- Reaction score
- 0
- Points
- 360
Gates wants the European members of NATO to assume a greater role when it comes to regional security, but the question now is- will they?
U.S. Will See Military Budgets Shrink: Analysts
http://www.defensenews.com/story.php?i=3765701&c=AME&s=TOP
WASHINGTON - Riding the crest of the longest defense buildup in its history, the U.S. military is heading into a funding crunch that will force wrenching change no matter who is elected president in November, analysts say.
Doubts about how the military will meet a range of challenges - from wars in Iraq and Afghanistan to preparing for different kinds of conflicts in the future- have intensified with the upheaval on Wall Street.
Even before the world financial crisis, though, the Defense Department was bracing for shrinking budgets as the war in Iraq winds down and competing claims on the federal budget swell, analysts say.
"The [Department of Defense] is no longer going to have the luxury of not having to make choices," said Travis Sharp, an analyst with the Center for Arms Control Policy.
"They are going to have to start making some real decisions about what are the core missions for the United States military and the world, where are American interests fundamentally threatened, where do we need to be operating," he said.
How the new administration and the Pentagon handle those pressures are certain to be closely watched by U.S. allies as well as potential adversaries.
A key question for them will be whether the U.S. military can continue to play the same post-World War II role as a guarantor of international security. And if not, how should they respond?
The theme of scaled-down expectations has surfaced in speeches by senior defense officials in recent weeks.

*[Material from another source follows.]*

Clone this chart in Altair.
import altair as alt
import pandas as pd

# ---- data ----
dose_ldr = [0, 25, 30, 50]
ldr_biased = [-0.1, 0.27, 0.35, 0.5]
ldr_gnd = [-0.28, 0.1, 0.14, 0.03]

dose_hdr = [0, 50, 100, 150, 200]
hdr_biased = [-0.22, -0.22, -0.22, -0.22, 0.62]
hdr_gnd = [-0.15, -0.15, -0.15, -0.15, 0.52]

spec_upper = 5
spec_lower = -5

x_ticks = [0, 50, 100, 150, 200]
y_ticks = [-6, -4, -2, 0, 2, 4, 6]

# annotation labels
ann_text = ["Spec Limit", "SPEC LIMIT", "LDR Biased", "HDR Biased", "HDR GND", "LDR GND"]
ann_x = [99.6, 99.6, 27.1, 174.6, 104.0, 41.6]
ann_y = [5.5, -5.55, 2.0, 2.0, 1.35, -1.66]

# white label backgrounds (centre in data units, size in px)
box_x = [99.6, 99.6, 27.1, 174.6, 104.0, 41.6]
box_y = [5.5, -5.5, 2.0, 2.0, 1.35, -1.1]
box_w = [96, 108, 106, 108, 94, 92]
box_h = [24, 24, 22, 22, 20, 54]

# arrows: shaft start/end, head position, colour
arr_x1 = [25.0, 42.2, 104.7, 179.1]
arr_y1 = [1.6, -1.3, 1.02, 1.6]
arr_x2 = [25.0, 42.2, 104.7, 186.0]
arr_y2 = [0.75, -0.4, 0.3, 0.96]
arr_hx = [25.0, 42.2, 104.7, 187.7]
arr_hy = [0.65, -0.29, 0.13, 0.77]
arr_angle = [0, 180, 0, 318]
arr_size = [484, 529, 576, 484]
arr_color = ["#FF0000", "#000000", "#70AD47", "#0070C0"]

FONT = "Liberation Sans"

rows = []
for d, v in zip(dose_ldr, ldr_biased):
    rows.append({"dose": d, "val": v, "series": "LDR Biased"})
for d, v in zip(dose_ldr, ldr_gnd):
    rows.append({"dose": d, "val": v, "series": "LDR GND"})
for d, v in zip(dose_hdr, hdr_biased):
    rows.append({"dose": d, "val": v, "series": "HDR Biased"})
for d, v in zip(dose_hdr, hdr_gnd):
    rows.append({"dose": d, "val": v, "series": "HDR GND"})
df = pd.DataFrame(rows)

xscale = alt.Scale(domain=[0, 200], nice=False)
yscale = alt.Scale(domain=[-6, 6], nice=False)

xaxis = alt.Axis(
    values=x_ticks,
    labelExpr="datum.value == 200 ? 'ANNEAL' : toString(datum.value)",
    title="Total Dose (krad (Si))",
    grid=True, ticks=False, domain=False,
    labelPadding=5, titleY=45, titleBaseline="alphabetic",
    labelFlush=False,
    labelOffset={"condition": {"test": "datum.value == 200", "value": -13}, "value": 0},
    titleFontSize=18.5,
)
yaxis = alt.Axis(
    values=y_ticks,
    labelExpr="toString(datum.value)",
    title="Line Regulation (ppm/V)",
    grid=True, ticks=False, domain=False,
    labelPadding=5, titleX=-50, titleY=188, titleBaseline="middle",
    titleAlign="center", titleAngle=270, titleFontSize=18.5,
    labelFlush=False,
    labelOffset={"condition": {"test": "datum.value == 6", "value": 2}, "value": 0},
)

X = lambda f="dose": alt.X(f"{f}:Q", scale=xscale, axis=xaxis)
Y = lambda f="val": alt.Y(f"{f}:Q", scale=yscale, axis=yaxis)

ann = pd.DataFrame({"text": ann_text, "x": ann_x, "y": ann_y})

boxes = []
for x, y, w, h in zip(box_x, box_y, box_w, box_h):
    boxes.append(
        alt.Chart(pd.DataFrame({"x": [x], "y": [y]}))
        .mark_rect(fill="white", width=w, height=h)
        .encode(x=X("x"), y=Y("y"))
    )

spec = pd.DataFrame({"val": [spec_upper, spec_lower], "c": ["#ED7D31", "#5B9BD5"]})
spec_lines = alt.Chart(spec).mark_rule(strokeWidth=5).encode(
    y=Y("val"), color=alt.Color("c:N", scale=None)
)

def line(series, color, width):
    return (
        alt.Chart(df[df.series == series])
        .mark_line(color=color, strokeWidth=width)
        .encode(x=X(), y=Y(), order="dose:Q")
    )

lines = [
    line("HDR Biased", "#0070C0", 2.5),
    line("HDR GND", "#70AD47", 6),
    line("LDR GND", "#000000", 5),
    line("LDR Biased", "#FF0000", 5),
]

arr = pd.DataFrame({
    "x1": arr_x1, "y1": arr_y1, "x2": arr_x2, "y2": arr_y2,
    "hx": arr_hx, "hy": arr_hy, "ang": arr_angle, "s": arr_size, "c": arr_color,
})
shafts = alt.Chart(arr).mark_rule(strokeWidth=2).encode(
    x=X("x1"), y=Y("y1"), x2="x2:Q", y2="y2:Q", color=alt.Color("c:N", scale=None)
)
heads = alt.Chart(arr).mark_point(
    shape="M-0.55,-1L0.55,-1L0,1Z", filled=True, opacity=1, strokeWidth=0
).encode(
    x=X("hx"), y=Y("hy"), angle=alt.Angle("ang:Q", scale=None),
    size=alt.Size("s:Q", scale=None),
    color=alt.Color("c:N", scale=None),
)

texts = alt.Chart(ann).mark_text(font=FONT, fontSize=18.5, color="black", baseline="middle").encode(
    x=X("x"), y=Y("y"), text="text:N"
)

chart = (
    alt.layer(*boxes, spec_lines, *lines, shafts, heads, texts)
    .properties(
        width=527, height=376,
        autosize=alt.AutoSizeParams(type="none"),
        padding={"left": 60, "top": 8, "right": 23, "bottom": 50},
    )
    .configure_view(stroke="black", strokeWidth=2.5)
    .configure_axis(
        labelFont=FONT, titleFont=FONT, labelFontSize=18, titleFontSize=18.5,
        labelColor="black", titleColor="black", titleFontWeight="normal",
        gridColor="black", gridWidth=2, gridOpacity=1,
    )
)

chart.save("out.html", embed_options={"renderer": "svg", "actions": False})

U.S. Defense Secretary Robert Gates warned Europeans last month in a speech in England that they had gone too far in demilitarizing, suggesting that they needed to assume greater responsibility for NATO defenses.

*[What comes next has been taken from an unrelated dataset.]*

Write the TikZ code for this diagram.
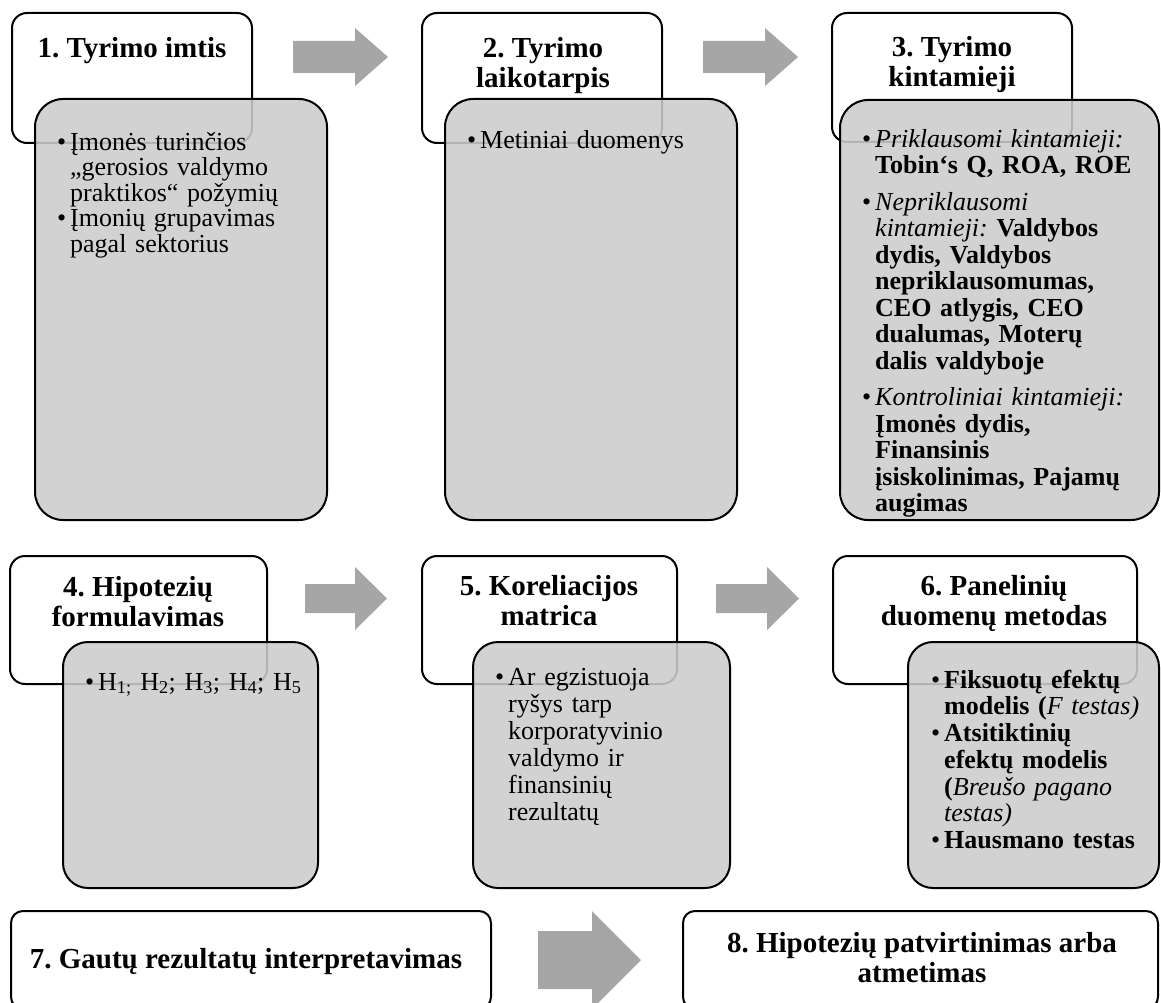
\documentclass[tikz,border=0pt]{standalone}
\usepackage{fontspec}
\setmainfont{Liberation Serif}
\setlength{\parindent}{0pt}
\frenchspacing
\definecolor{grayfill}{RGB}{204,204,204}
\definecolor{arrowgray}{RGB}{166,166,166}
\newcommand{\bul}{\makebox[13pt][l]{•}}
\newcommand{\ind}{\hspace*{13pt}}
\newcommand{\tstrut}{\rule{0pt}{22pt}}
\newcommand{\hstrut}{\rule{0pt}{24pt}}
\begin{document}
\begin{tikzpicture}[x=1pt,y=-1pt,
  wbox/.style={draw=black, line width=2pt, fill=white, rounded corners=15pt, anchor=north west, inner sep=0pt, outer sep=0pt},
  gbox/.style={draw=black, line width=2pt, fill=grayfill, fill opacity=0.88, draw opacity=1, rounded corners=28pt, anchor=north west, inner sep=0pt, outer sep=0pt},
  title/.style={font=\fontsize{29}{30}\selectfont\bfseries, align=center, anchor=north, inner sep=0pt},
  body/.style={text width=300pt, align=left, anchor=north west, inner sep=0pt},
  blockarrow/.style={fill=arrowgray, draw=none}]
\useasboundingbox (0,0) rectangle (1161,1003);
\begin{scope}
\clip (0,0) rectangle (1161,1003);
% ---------- row 1 ----------
\node[wbox, minimum width=240pt, minimum height=130pt] (w1) at (12,13) {};
\node[wbox, minimum width=240pt, minimum height=130pt] (w2) at (422,13) {};
\node[wbox, minimum width=240pt, minimum height=129pt] (w3) at (832,13) {};
\node[gbox, minimum width=292pt, minimum height=421pt] (g1) at (35,99) {};
\node[gbox, minimum width=292pt, minimum height=421pt] (g2) at (445,99) {};
\node[gbox, minimum width=319pt, minimum height=420pt] (g3) at (840,100) {};
\fill[blockarrow] (293,41) -- (355,41) -- (355,28) -- (388,57) -- (355,86) -- (355,73) -- (293,73) -- cycle;
\fill[blockarrow] (703,41) -- (765,41) -- (765,28) -- (798,57) -- (765,86) -- (765,73) -- (703,73) -- cycle;
% ---------- row 2 ----------
\node[wbox, minimum width=257pt, minimum height=128pt] (w4) at (10,556) {};
\node[wbox, minimum width=255pt, minimum height=128pt] (w5) at (422,556) {};
\node[wbox, minimum width=304pt, minimum height=128pt] (w6) at (833,556) {};
\node[gbox, rounded corners=25pt, minimum width=255pt, minimum height=246pt] (g4) at (63,642) {};
\node[gbox, rounded corners=25pt, minimum width=257pt, minimum height=246pt] (g5) at (473,642) {};
\node[gbox, rounded corners=25pt, minimum width=251pt, minimum height=246pt] (g6) at (908,642) {};
\fill[blockarrow] (305,584) -- (355,584) -- (355,567) -- (387,598.5) -- (355,630) -- (355,613) -- (305,613) -- cycle;
\fill[blockarrow] (716,584) -- (767,584) -- (767,567) -- (799,598.5) -- (767,630) -- (767,613) -- (716,613) -- cycle;
% ---------- row 3 ----------
\node[wbox, rounded corners=12pt, minimum width=480pt, minimum height=98pt] (w7) at (11,911) {};
\node[wbox, rounded corners=12pt, minimum width=475pt, minimum height=98pt] (w8) at (683,911) {};
\fill[blockarrow] (538,931) -- (592,931) -- (592,911) -- (641,960) -- (592,1009) -- (592,989) -- (538,989) -- cycle;
% ---------- titles ----------
\node[title] (t1) at (132,33) {\hstrut 1. Tyrimo imtis};
\node[title] (t2) at (543,33) {\hstrut 2. Tyrimo\\laikotarpis};
\node[title] (t3) at (952,32) {\hstrut 3. Tyrimo\\kintamieji};
\node[title] (t4) at (138,572) {\hstrut 4. Hipotezių\\formulavimas};
\node[title] (t5) at (549,571) {\hstrut 5. Koreliacijos\\matrica};
\node[title] (t6) at (994,571) {\hstrut 6. Panelinių\\duomenų metodas};
\node[title] (t7) at (246,944) {\hstrut 7. Gautų rezultatų interpretavimas};
\node[title] (t8) at (922,928) {\hstrut 8. Hipotezių patvirtinimas arba\\atmetimas};
% ---------- bullet texts ----------
\node[body, font=\fontsize{26}{25.5}\selectfont] (b1) at (57,128) {\tstrut\bul Įmonės turinčios\\
\ind „gerosios valdymo\\
\ind praktikos“ požymių\\
\bul Įmonių grupavimas\\
\ind pagal sektorius};
\node[body, font=\fontsize{26}{26}\selectfont] (b2) at (467,126) {\tstrut\bul Metiniai duomenys};
\node[body, font=\fontsize{26}{26.5}\selectfont] (b3) at (862,125) {\tstrut\bul \textit{Priklausomi kintamieji:}\\
\ind\textbf{Tobin‘s Q, ROA, ROE}\\[10pt]
\bul \textit{Nepriklausomi}\\
\ind\textit{kintamieji:} \textbf{Valdybos}\\
\ind\textbf{dydis, Valdybos}\\
\ind\textbf{nepriklausomumas,}\\
\ind\textbf{CEO atlygis, CEO}\\
\ind\textbf{dualumas, Moterų}\\
\ind\textbf{dalis valdyboje}\\[10pt]
\bul \textit{Kontroliniai kintamieji:}\\
\ind\textbf{Įmonės dydis,}\\
\ind\textbf{Finansinis}\\
\ind\textbf{įsiskolinimas, Pajamų}\\
\ind\textbf{augimas}};
\node[body, font=\fontsize{26}{26}\selectfont] (b4) at (85,668) {\tstrut\bul H\textsubscript{1;} H\textsubscript{2}; H\textsubscript{3}; H\textsubscript{4}; H\textsubscript{5}};
\node[body, font=\fontsize{26}{27}\selectfont] (b5) at (495,663) {\tstrut\bul Ar egzistuoja\\
\ind ryšys tarp\\
\ind korporatyvinio\\
\ind valdymo ir\\
\ind finansinių\\
\ind rezultatų};
\node[body, font=\fontsize{26}{26.7}\selectfont] (b6) at (931,666) {\tstrut\bul \textbf{Fiksuotų efektų}\\
\ind\textbf{modelis (}\textit{F testas)}\\
\bul \textbf{Atsitiktinių}\\
\ind\textbf{efektų modelis}\\
\ind\textbf{(}\textit{Breušo pagano}\\
\ind\textit{testas)}\\
\bul \textbf{Hausmano testas}};
\end{scope}
\end{tikzpicture}
\end{document}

In the U.S., he has warned Americans about the limits of U.S. military power and argued for more effective use of diplomacy and other nonmilitary tools.
"Be modest about what military force can accomplish, and what technology can accomplish," Gates told rising officers in a recent speech to the National Defense University.

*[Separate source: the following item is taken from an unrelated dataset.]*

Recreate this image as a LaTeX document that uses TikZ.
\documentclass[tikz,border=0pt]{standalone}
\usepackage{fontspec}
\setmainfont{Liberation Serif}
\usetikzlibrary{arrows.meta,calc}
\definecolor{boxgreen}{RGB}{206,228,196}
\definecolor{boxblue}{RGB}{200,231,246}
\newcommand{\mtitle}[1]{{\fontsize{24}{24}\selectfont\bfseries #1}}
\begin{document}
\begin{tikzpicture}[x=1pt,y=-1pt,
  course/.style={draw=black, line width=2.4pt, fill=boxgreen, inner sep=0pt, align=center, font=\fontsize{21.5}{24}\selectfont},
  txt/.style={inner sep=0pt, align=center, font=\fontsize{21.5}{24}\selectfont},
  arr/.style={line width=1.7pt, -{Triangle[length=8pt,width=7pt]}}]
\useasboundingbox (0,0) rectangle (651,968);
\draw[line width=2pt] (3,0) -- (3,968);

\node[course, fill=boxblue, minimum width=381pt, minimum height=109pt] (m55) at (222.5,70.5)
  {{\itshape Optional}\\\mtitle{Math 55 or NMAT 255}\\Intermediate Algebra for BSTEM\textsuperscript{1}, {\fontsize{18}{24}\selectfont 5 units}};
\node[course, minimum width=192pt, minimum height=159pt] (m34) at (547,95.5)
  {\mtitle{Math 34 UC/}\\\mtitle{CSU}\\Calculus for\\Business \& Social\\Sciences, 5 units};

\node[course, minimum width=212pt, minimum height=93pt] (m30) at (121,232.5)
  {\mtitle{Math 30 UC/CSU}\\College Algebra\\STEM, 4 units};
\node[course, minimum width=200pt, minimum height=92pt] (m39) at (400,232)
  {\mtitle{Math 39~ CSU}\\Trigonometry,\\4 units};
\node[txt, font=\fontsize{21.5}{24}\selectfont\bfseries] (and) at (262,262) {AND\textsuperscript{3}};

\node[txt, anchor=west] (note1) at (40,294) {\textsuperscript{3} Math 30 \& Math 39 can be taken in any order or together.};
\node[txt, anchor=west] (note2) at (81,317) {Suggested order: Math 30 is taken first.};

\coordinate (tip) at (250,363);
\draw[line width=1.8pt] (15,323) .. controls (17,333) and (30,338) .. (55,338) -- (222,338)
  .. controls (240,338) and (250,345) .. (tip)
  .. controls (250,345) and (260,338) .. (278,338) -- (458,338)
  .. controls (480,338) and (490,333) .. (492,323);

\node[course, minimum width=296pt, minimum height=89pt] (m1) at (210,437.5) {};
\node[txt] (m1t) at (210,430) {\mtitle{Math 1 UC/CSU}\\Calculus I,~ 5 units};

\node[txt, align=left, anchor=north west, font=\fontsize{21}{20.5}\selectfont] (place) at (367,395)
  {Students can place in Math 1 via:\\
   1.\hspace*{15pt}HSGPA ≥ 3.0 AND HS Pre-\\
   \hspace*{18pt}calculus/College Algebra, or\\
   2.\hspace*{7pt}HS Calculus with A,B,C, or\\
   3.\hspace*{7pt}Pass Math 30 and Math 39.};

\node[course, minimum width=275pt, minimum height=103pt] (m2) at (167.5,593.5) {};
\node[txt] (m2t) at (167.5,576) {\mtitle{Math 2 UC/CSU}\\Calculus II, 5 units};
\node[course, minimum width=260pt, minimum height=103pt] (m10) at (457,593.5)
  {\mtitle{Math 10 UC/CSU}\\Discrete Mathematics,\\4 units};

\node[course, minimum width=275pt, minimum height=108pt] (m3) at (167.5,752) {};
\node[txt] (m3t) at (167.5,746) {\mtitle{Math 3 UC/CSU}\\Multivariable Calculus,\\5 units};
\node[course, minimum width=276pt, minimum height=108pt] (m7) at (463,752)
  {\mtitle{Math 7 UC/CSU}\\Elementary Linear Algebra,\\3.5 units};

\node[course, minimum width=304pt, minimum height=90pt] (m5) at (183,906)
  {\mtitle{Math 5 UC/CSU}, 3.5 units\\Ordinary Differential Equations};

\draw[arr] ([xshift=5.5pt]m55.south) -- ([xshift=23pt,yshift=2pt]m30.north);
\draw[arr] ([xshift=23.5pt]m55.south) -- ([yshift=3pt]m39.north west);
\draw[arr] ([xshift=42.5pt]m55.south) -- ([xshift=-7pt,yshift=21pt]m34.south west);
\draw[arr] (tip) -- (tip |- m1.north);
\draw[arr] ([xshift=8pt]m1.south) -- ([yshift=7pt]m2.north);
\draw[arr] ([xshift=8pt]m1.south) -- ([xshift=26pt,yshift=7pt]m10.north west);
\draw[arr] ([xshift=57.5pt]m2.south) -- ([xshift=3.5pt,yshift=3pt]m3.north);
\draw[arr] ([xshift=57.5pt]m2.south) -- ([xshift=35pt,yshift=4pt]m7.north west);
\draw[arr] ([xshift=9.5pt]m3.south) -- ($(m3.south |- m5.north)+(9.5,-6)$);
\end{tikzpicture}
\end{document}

Gates said growth in U.S. military spending is "probably a thing of the past," adding the Pentagon will be fortunate if it keeps pace with inflation.
In real terms, the $612 billion defense authorization signed last month by President Bush is the largest since World War II and, analysts say, probably the high water mark of a seven year buildup, the longest ever.
It includes $487.7 billion for the base defense budget, more than $54 billion for national security programs in the Energy Department, and $70 billion as a down payment on war costs that could ultimately total $170 billion for the year.
"The military's daily task list is not getting shorter," Rand Corp. analysts Bruce Held and James Quinlivan wrote in a recent paper.
"But it is unreasonable to expect that the military can do more with less, so the question will become: What things should no longer be done?"
That debate is already underway within the military, which is struggling to strike a balance between the demands of counterinsurgency warfare in places such as Iraq and Afghanistan and the need to prepare for high-intensity conventional warfare as a hedge against rising powers like China.
The Defense Department is in the process of expanding its ground forces by nearly 100,000 troops at a huge expense to ease strains on the force.
The Air Force and Navy, meanwhile, have cut back their troop strength to preserve funding for costly new aircraft and warships.
"I'm not sure at this point that we can really predict who is going to win this intellectual battle that is going on right now in the Pentagon. But it certainly is a battle," Sharp said.
"On one side are the counterinsurgents, the Petraeus school, the Gates school, these people who really want to increase the size of the ground forces and want the United States to focus on stabilization, reconstruction."
"On the other side you've got ... the people who think all this counterinsurgency stuff is great but really we need to be prepared for the next big one," he said, referring to possible future conflict with China or Russia.
Steven Kosiak, an expert at the Center for Strategic and Budgetary Analysis, said that historically the Pentagon has resolved these kinds of funding crunches by moving to a smaller, capital-intensive military.
But with the Army and Marine Corps at war, he said, "it's difficult to see them scale back that force structure, at least for the foreseeable future."
What that means, he said, is that new weapons systems are likely to fall under the budget-cutting axe.